5 Ways Your Freelance Website Proves You're Worth What You Charge

A majority of clients have no point of reference when it comes to freelance copywriting costs. So, when you quote a project as a freelancer, clients have no way to determine if it’s a good value. 

(This is the reason they often compare your rates to a “comparable salary," which is understandable, even if the comparison is unfair to you. Remember: the best way to avoid this is to stop charging clients hourly. Both you and the client benefit.) 

Perceived value is an important component of your relationship with a client. With current clients, it’s a matter of serving them with excellence, watching out for their interests, and dedicating yourself to being the best of the best in the services you provide. 

But with new clients, the game is very different. 

You have to establish a high perceived value up front, proving you’re a terrific (and safe) investment for them. And you have to do this without the benefit of previously working together. It demands a lot of trust from the client, but there are five things your website can do to foster that trust:

1. Gear your freelance website toward your ideal client.

Clients light up when they feel a freelancer “gets” them. One of the first ways you can prove this is with a professional-looking website geared toward your ideal client. Focus your messaging on their specific problems and how you’ve helped other clients like them solve those issues.

2. Curate a select portfolio of your best work.

The key to a powerful and convincing portfolio is to showcase your best work, not all your work. Showcase projects that you want to continue to work on. (If you love writing email campaigns but fall asleep at your keyboard writing press releases, feature your best email campaigns and leave the press releases on the cutting room floor.) 

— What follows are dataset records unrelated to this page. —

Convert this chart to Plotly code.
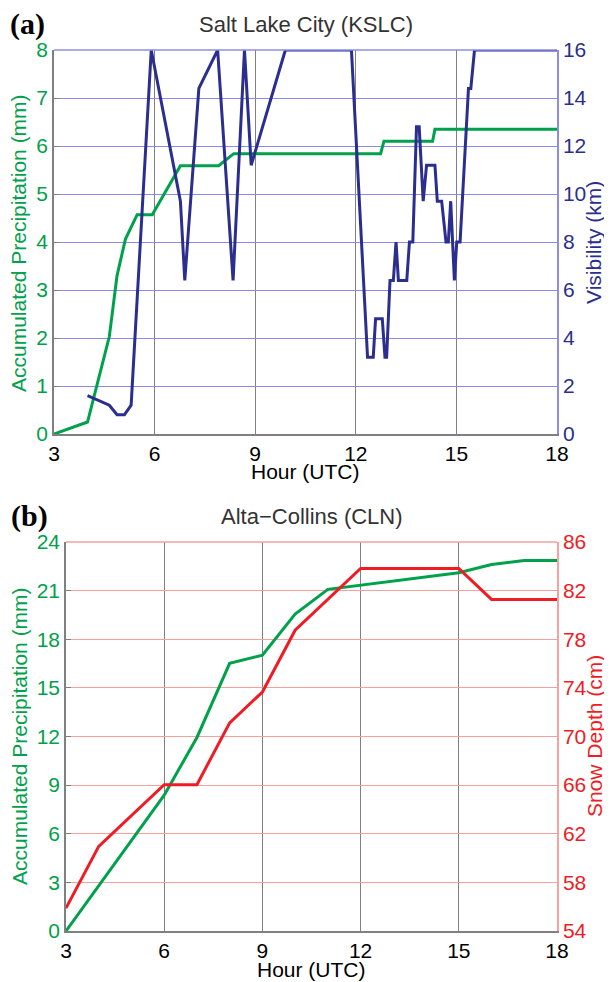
import plotly.graph_objects as go

# ---------------- Data ----------------
# Panel (a) Salt Lake City (KSLC)
hours_precip_a = [3.0, 4.0, 4.65, 4.88, 5.13, 5.48, 5.93, 6.77, 7.91, 8.36, 12.74, 12.84, 14.29, 14.36, 18.0]
precip_a = [0.0, 0.25, 2.03, 3.30, 4.06, 4.57, 4.57, 5.59, 5.59, 5.84, 5.84, 6.10, 6.10, 6.35, 6.35]

hours_vis = [4.0, 4.65, 4.88, 5.1, 5.3, 5.9, 6.77, 6.9, 7.32, 7.88, 8.34, 8.68, 8.88, 9.9, 11.87,
             12.35, 12.52, 12.59, 12.79, 12.87, 12.92, 13.02, 13.12, 13.2, 13.27, 13.52, 13.6, 13.7,
             13.81, 13.89, 14.01, 14.11, 14.36, 14.43, 14.56, 14.69, 14.76, 14.83, 14.94, 15.01,
             15.11, 15.36, 15.43, 15.54, 18.0]
visibility = [1.6, 1.2, 0.8, 0.8, 1.2, 16, 9.7, 6.4, 14.4, 16, 6.4, 16, 11.2, 16, 16,
              3.2, 3.2, 4.8, 4.8, 3.2, 3.2, 6.4, 6.4, 8.0, 6.4, 6.4, 8.0, 8.0,
              12.8, 12.8, 9.7, 11.2, 11.2, 9.7, 9.7, 8.0, 8.0, 9.7, 6.4, 8.0,
              8.0, 14.4, 14.4, 16, 16]

# Panel (b) Alta-Collins (CLN)
hours_precip_b = [3, 6, 7, 8, 9, 10, 11, 12, 15, 16, 17, 18]
precip_b = [0.0, 8.38, 11.94, 16.51, 17.02, 19.56, 21.08, 21.34, 22.10, 22.61, 22.86, 22.86]

hours_snow = [3, 4, 6, 7, 8, 9, 10, 12, 15, 16, 18]
snow_depth = [55.88, 60.96, 66.04, 66.04, 71.12, 73.66, 78.74, 83.82, 83.82, 81.28, 81.28]

x_ticks = [3, 6, 9, 12, 15, 18]
precip_a_ticks = [0, 1, 2, 3, 4, 5, 6, 7, 8]
vis_ticks = [0, 2, 4, 6, 8, 10, 12, 14, 16]
precip_b_ticks = [0, 3, 6, 9, 12, 15, 18, 21, 24]
snow_ticks = [54, 58, 62, 66, 70, 74, 78, 82, 86]

# ---------------- Style ----------------
W, H = 612, 982
OFF = 8  # page body margin of the html page
GREEN = "#00a14b"
BLUE = "#2b2e8f"
RED = "#ee1c25"
BLUE_GRID = "#8c8ce6"
RED_GRID = "#f7a0a0"
GRAY = "#808080"
FONT = "Liberation Sans, Arial, sans-serif"
FS = 21


def px_x(x):
    return (x - OFF) / W


def px_y(y):
    return 1 - (y - OFF) / H


fig = go.Figure()

fig.add_trace(go.Scatter(x=hours_precip_a, y=precip_a, mode="lines",
                         line=dict(color=GREEN, width=3), xaxis="x", yaxis="y", showlegend=False))
fig.add_trace(go.Scatter(x=hours_vis, y=visibility, mode="lines",
                         line=dict(color=BLUE, width=3), xaxis="x", yaxis="y2", showlegend=False))
fig.add_trace(go.Scatter(x=hours_precip_b, y=precip_b, mode="lines",
                         line=dict(color=GREEN, width=3), xaxis="x2", yaxis="y3", showlegend=False))
fig.add_trace(go.Scatter(x=hours_snow, y=snow_depth, mode="lines",
                         line=dict(color=RED, width=3), xaxis="x2", yaxis="y4", showlegend=False))

xcommon = dict(range=[3, 18], tickvals=x_ticks, showgrid=True, gridcolor=GRAY, gridwidth=1,
               showline=True, linecolor=GRAY, linewidth=1.5, ticks="inside", ticklen=5,
               tickcolor=GRAY, tickfont=dict(family=FONT, size=FS, color="black"),
               zeroline=False, fixedrange=True, automargin=False)

ycommon = dict(zeroline=False, showline=True, linewidth=1.5, ticks="inside", ticklen=5,
               automargin=False, fixedrange=True)

fig.update_layout(
    width=W, height=H,
    margin=dict(l=0, r=0, t=0, b=0, autoexpand=False),
    paper_bgcolor="white", plot_bgcolor="white",
    showlegend=False,
    xaxis=dict(domain=[px_x(54), px_x(557)], anchor="y", **xcommon),
    yaxis=dict(domain=[px_y(434), px_y(50)], anchor="x", range=[0, 8], tickvals=precip_a_ticks,
               showgrid=True, gridcolor=BLUE_GRID, gridwidth=1, linecolor=GRAY, tickcolor=GRAY,
               tickfont=dict(family=FONT, size=FS, color=GREEN), **ycommon),
    yaxis2=dict(overlaying="y", side="right", anchor="x", range=[0, 16], tickvals=vis_ticks,
                showgrid=False, linecolor=BLUE_GRID, tickcolor=BLUE_GRID,
                tickfont=dict(family=FONT, size=FS, color=BLUE), **ycommon),
    xaxis2=dict(domain=[px_x(66), px_x(557)], anchor="y3", **xcommon),
    yaxis3=dict(domain=[px_y(931), px_y(542)], anchor="x2", range=[0, 24], tickvals=precip_b_ticks,
                showgrid=True, gridcolor=RED_GRID, gridwidth=1, linecolor=GRAY, tickcolor=GRAY,
                tickfont=dict(family=FONT, size=FS, color=GREEN), **ycommon),
    yaxis4=dict(overlaying="y3", side="right", anchor="x2", range=[54, 86], tickvals=snow_ticks,
                showgrid=False, linecolor=RED_GRID, tickcolor=RED_GRID,
                tickfont=dict(family=FONT, size=FS, color=RED), **ycommon),
)

# top borders
fig.add_shape(type="line", xref="x domain", yref="y domain", x0=0, x1=1, y0=1, y1=1,
              line=dict(color=BLUE_GRID, width=1.5))
fig.add_shape(type="line", xref="x2 domain", yref="y3 domain", x0=0, x1=1, y0=1, y1=1,
              line=dict(color=RED_GRID, width=1.5))

ann = []


def add_text(text, x, y, size=FS, color="black", angle=0, family=FONT, xanchor="center"):
    ann.append(dict(text=text, x=px_x(x), y=px_y(y), xref="paper", yref="paper",
                    showarrow=False, textangle=angle, xanchor=xanchor, yanchor="middle",
                    font=dict(family=family, size=size, color=color)))


# Panel (a)
add_text("<b>(a)</b>", 8, 24, size=30, family="Liberation Serif, Times New Roman, serif", xanchor="left")
add_text("Salt Lake City (KSLC)", 305.5, 25, size=22, color="#333333")
add_text("Hour (UTC)", 305.5, 472, size=FS)
add_text("Accumulated Precipitation (mm)", 19, 243, size=FS, color=GREEN, angle=-90)
add_text("Visibility (km)", 594, 243, size=FS, color=BLUE, angle=-90)

# Panel (b)
add_text("<b>(b)</b>", 9, 516, size=30, family="Liberation Serif, Times New Roman, serif", xanchor="left")
add_text("Alta\u2212Collins (CLN)", 311.5, 517, size=22, color="#333333")
add_text("Hour (UTC)", 311.5, 969, size=FS)
add_text("Accumulated Precipitation (mm)", 19, 736, size=FS, color=GREEN, angle=-90)
add_text("Snow Depth (cm)", 594, 736, size=FS, color=RED, angle=-90)

fig.update_layout(annotations=ann)

fig.write_html("out.html")
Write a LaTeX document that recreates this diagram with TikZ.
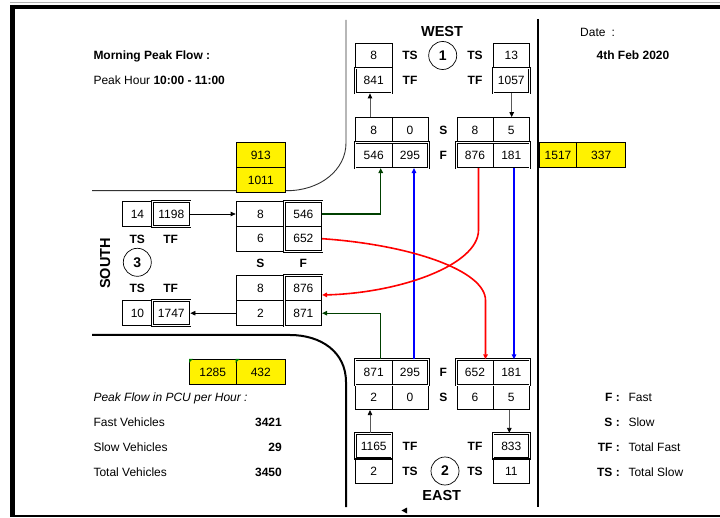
\documentclass[tikz,border=0pt]{standalone}
\usepackage{fontspec}
\setmainfont{Liberation Sans}
\usetikzlibrary{arrows.meta}
\definecolor{dgreen}{RGB}{0,64,0}
\definecolor{cgreen}{RGB}{0,128,0}
\definecolor{xred}{RGB}{255,0,0}
\definecolor{xblue}{RGB}{0,0,255}
\begin{document}
\begin{tikzpicture}[x=1pt,y=-1pt,
  font=\fontsize{12}{14}\selectfont,
  cell/.style={draw, line width=0.7pt, minimum width=36.3pt, minimum height=25pt, inner sep=0pt, text height=8.6pt, text depth=0pt},
  dcell/.style={cell, line width=0.8pt, double, double distance=0.9pt},
  dbl/.style={draw, line width=0.8pt, double, double distance=0.9pt},
  ycell/.style={cell, fill=yellow},
  lab/.style={inner sep=0pt, text height=8.6pt, text depth=0pt, font=\fontsize{12}{14}\selectfont\bfseries},
  txt/.style={inner sep=0pt, text height=8.6pt, text depth=0pt},
  big/.style={inner sep=0pt, text height=10.4pt, text depth=0pt, font=\fontsize{14.5}{16}\selectfont\bfseries},
  circ/.style={draw, circle, line width=0.7pt, minimum size=28pt, inner sep=0pt, font=\fontsize{14}{16}\selectfont\bfseries},
  tip/.style={-{Triangle[length=5pt,width=4.5pt]}},
  garrow/.style={draw=gray!70!black, line width=0.8pt, -{Triangle[length=5pt,width=4.5pt,color=black]}},
  karrow/.style={draw=black, line width=0.7pt, -{Triangle[length=5pt,width=4.5pt]}},
  gline/.style={draw=dgreen, line width=1.5pt, tip},
  glinethin/.style={draw=dgreen, line width=0.9pt, tip},
  bline/.style={draw=xblue, line width=1.6pt, tip},
  rline/.style={draw=xred, line width=1.6pt, tip}
]
\useasboundingbox (0,0) rectangle (720,518);
\fill[white] (0,0) rectangle (720,518);

% frame
\draw[gray!60, line width=0.8pt] (10,2) -- (720,2);
\draw[black, line width=4pt] (10,7) -- (720,7);
\draw[black, line width=4.5pt] (12.5,5) -- (12.5,517);
\draw[black, line width=2pt] (10,516) -- (720,516);

% roads
\draw[gray!40!black, line width=0.9pt] (346,20) -- (346,143) .. controls (346,170) and (320,190.7) .. (287,190.7) -- (92,190.7);
\draw[black, line width=2pt] (92,335) -- (290,335) .. controls (321,335) and (346,352) .. (346,382) -- (346,507);
\draw[black, line width=2pt] (538,19) -- (538,507);
\fill[black] (401.5,510.5) -- (407,507.5) -- (407,513.5) -- cycle;

% texts top-left and date
\node[txt, anchor=west, font=\fontsize{12}{14}\selectfont\bfseries] (mpf) at (93.3,55.7) {Morning Peak Flow :};
\node[txt, anchor=west] (ph) at (93.3,80.7) {Peak Hour \textbf{10:00 - 11:00}};
\node[txt, anchor=west] (date) at (580,32.3) {Date\hspace{6pt}:};
\node[lab] (dval) at (633,55) {4th Feb 2020};

% WEST
\node[big] (west) at (442,31.7) {WEST};
\node[cell] (wTS1) at (373.7,55.5) {8};
\node[dcell] (wTF1) at (373.7,80.5) {841};
\node[cell] (wTS2) at (511.3,55.5) {13};
\node[dcell] (wTF2) at (511.3,80.5) {1057};
\node[lab] (wl1) at (410,55.5) {TS};
\node[lab] (wl2) at (410,80.5) {TF};
\node[lab] (wl3) at (475,55.5) {TS};
\node[lab] (wl4) at (475,80.5) {TF};
\node[circ] (c1) at (442.7,55.5) {1};
\node[cell] (wS8) at (373.7,130) {8};
\node[cell] (wS0) at (410,130) {0};
\node[cell] (wS8b) at (475,130) {8};
\node[cell] (wS5) at (511.3,130) {5};
\node[cell] (wF546) at (373.7,155.2) {546};
\node[cell] (wF295) at (410,155.2) {295};
\node[cell] (wF876) at (475,155.2) {876};
\node[cell] (wF181) at (511.3,155.2) {181};
\draw[dbl] (wF546.north west) rectangle (wF295.south east);
\draw[dbl] (wF876.north west) rectangle (wF181.south east);
\node[lab] (wS) at (443.3,130) {S};
\node[lab] (wF) at (443.3,155.5) {F};
\draw[garrow] ([xshift=-3.7pt]wS8.north) -- ([xshift=-3.7pt]wTF1.south);
\draw[garrow] ([xshift=0.4pt]wTF2.south) -- ([xshift=0.4pt]wS5.north);

% SOUTH
\node[cell, minimum width=30.4pt] (s14) at (137.5,214) {14};
\node[dcell, minimum width=37.3pt] (s1198) at (171.3,214) {1198};
\node[cell, minimum width=49pt, minimum height=24.7pt] (sS8) at (260.5,214) {8};
\node[cell, minimum width=36.7pt, minimum height=24.7pt] (s546) at (303.35,214) {546};
\node[cell, minimum width=49pt, minimum height=24.7pt] (sS6) at (260.5,238.7) {6};
\node[cell, minimum width=36.7pt, minimum height=24.7pt] (s652) at (303.35,238.7) {652};
\draw[dbl] (s546.north west) rectangle (s652.south east);
\node[lab] (sl1) at (137.3,239) {TS};
\node[lab] (sl2) at (170.7,239) {TF};
\node[circ] (c3) at (137.3,262.3) {3};
\node[big, rotate=90] (south) at (105,263.3) {SOUTH};
\node[lab] (sS) at (260.3,263.3) {S};
\node[lab] (sF) at (303.3,263.3) {F};
\node[lab] (sl3) at (137.3,288.3) {TS};
\node[lab] (sl4) at (170.7,288.3) {TF};
\node[cell, minimum width=49pt] (sS8b) at (260.5,288.2) {8};
\node[cell, minimum width=36.7pt] (s876) at (303.35,288.2) {876};
\node[cell, minimum width=49pt] (sS2) at (260.5,313.2) {2};
\node[cell, minimum width=36.7pt] (s871) at (303.35,313.2) {871};
\draw[dbl] (s876.north west) rectangle (s871.south east);
\node[cell, minimum width=30.4pt] (s10) at (137.5,313.2) {10};
\node[dcell, minimum width=37.3pt] (s1747) at (171.3,313.2) {1747};
\draw[karrow] (s1198.east) -- (sS8.west);
\draw[karrow] (sS2.west) -- (s1747.east);

% EAST
\node[cell] (eF871) at (373.7,372.2) {871};
\node[cell] (eF295) at (410,372.2) {295};
\node[cell] (eF652) at (475,372.2) {652};
\node[cell] (eF181) at (511.3,372.2) {181};
\node[cell] (eS2) at (373.7,397.2) {2};
\node[cell] (eS0) at (410,397.2) {0};
\node[cell] (eS6) at (475,397.2) {6};
\node[cell] (eS5) at (511.3,397.2) {5};
\draw[dbl] (eF871.north west) rectangle (eF295.south east);
\draw[dbl] (eF652.north west) rectangle (eF181.south east);
\node[lab] (eF) at (443.3,372.2) {F};
\node[lab] (eS) at (443.3,397.2) {S};
\node[dcell] (e1165) at (373.7,445.8) {1165};
\node[cell] (e2) at (373.7,470.8) {2};
\node[dcell] (e833) at (511.3,445.8) {833};
\node[cell] (e11) at (511.3,470.8) {11};
\node[lab] (el1) at (410,445.8) {TF};
\node[lab] (el2) at (410,470.8) {TS};
\node[lab] (el3) at (475,445.8) {TF};
\node[lab] (el4) at (475,470.8) {TS};
\node[circ] (c2) at (445,471) {2};
\node[big] (east) at (441.7,495.7) {EAST};
\draw[garrow] ([xshift=-3.7pt]e1165.north) -- ([xshift=-3.7pt]eS2.south);
\draw[garrow] ([xshift=-2pt]eS5.south) -- ([xshift=-2pt]e833.north);

% coloured flows
\draw[gline] (s546.east) -| ([xshift=7pt]wF546.south);
\draw[glinethin] ([xshift=6.3pt]eF871.north) |- (s871.east);
\draw[bline] ([xshift=4pt]eF295.north) -- ([xshift=4pt]wF295.south);
\draw[bline] ([xshift=2.7pt]wF181.south) -- ([xshift=2.7pt]eF181.north);
\draw[rline] ([xshift=3.5pt]wF876.south) -- ++(0,62) .. controls +(0,35) and +(78,-2) .. ([yshift=-6.8pt]s876.east);
\draw[rline] (s652.east) .. controls +(88,6) and +(0,-30) .. ([xshift=10.5pt,yshift=59pt]eF652.north) -- ([xshift=10.5pt]eF652.north);

% yellow boxes
\node[ycell, minimum width=49.7pt, minimum height=24.6pt] (y913) at (260.8,155) {913};
\node[ycell, minimum width=49.7pt, minimum height=24.6pt] (y1011) at (260.8,179.8) {1011};
\node[ycell, minimum width=37.4pt, minimum height=24.6pt] (y1517) at (558,155) {1517};
\node[ycell, minimum width=49pt, minimum height=24.6pt] (y337) at (601.2,155) {337};
\node[ycell, minimum width=46.7pt, minimum height=25pt] (y1285) at (212.7,371.8) {1285};
\node[ycell, minimum width=49.7pt, minimum height=25pt] (y432) at (260.8,371.8) {432};
\fill[cgreen] (y1285.north west) -- ++(4,0) -- ++(-4,4) -- cycle;
\fill[cgreen] (y432.north west) -- ++(4,0) -- ++(-4,4) -- cycle;

% bottom-left summary
\node[txt, anchor=west, font=\fontsize{12}{14}\selectfont\itshape] (pf) at (93.3,397.3) {Peak Flow in PCU per Hour :};
\node[txt, anchor=west] (fv) at (93.3,421.7) {Fast Vehicles};
\node[txt, anchor=west] (sv) at (93.3,446.7) {Slow Vehicles};
\node[txt, anchor=west] (tv) at (93.3,471.7) {Total Vehicles};
\node[lab, anchor=east] (fvn) at (282,421.7) {3421};
\node[lab, anchor=east] (svn) at (282,446.7) {29};
\node[lab, anchor=east] (tvn) at (282,471.7) {3450};

% legend
\node[lab, anchor=east] (kF) at (620,396.7) {F :};
\node[lab, anchor=east] (kS) at (620,421.7) {S :};
\node[lab, anchor=east] (kTF) at (620,446.7) {TF :};
\node[lab, anchor=east] (kTS) at (620,471.7) {TS :};
\node[txt, anchor=west] (dF) at (628.3,396.7) {Fast};
\node[txt, anchor=west] (dS) at (628.3,421.7) {Slow};
\node[txt, anchor=west] (dTF) at (628.3,446.7) {Total Fast};
\node[txt, anchor=west] (dTS) at (628.3,471.7) {Total Slow};
\end{tikzpicture}
\end{document}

Also, highlight projects that your ideal client normally needs help with (maybe it’s white papers or blog posts). And don’t forget to consider how the project you want to showcase looks in its final form—the more professional it looks, the more professional YOU look.

3. Include a healthy client and/or project list.

As with your portfolio, your client and/or project list doesn’t have to include everyone you’ve ever worked with. Instead, showcase clients or projects that demonstrate your depth of experience. If you focus on a particular industry, include any clients you’d consider big players. Or if you’ve worked for a limited number of clients but worked on a lot of projects for them, feel free to briefly list key projects you’ve assisted each client with. 

4. Feature knock-out testimonials from delighted clients.

Testimonials are powerful social proof that you know what you’re doing. If a project’s gone well, there’s no reason you should shy away from asking a client for a testimonial. Curate your most effective rave reviews and add them to your site. It goes a long way to help new clients trust you’re a professional who’ll deliver.

5. Create blog content that demonstrates how deeply you understand (and think critically about) solving communication problems your ideal clients face.

This is an important strategy for freelance marketing writers. Blogging for your business gives clients a chance to see your writing in action. Portfolios, while vital, can often come across as static. A blog where you’re actively publishing content shows them how effectively you communicate for your own business and how deep your expertise runs. By focusing on topics and issues your ideal client faces, they’ll be able to see themselves in your writing and trust you as the freelancer who can help them.

How else have you been able to foster value in the minds of new clients?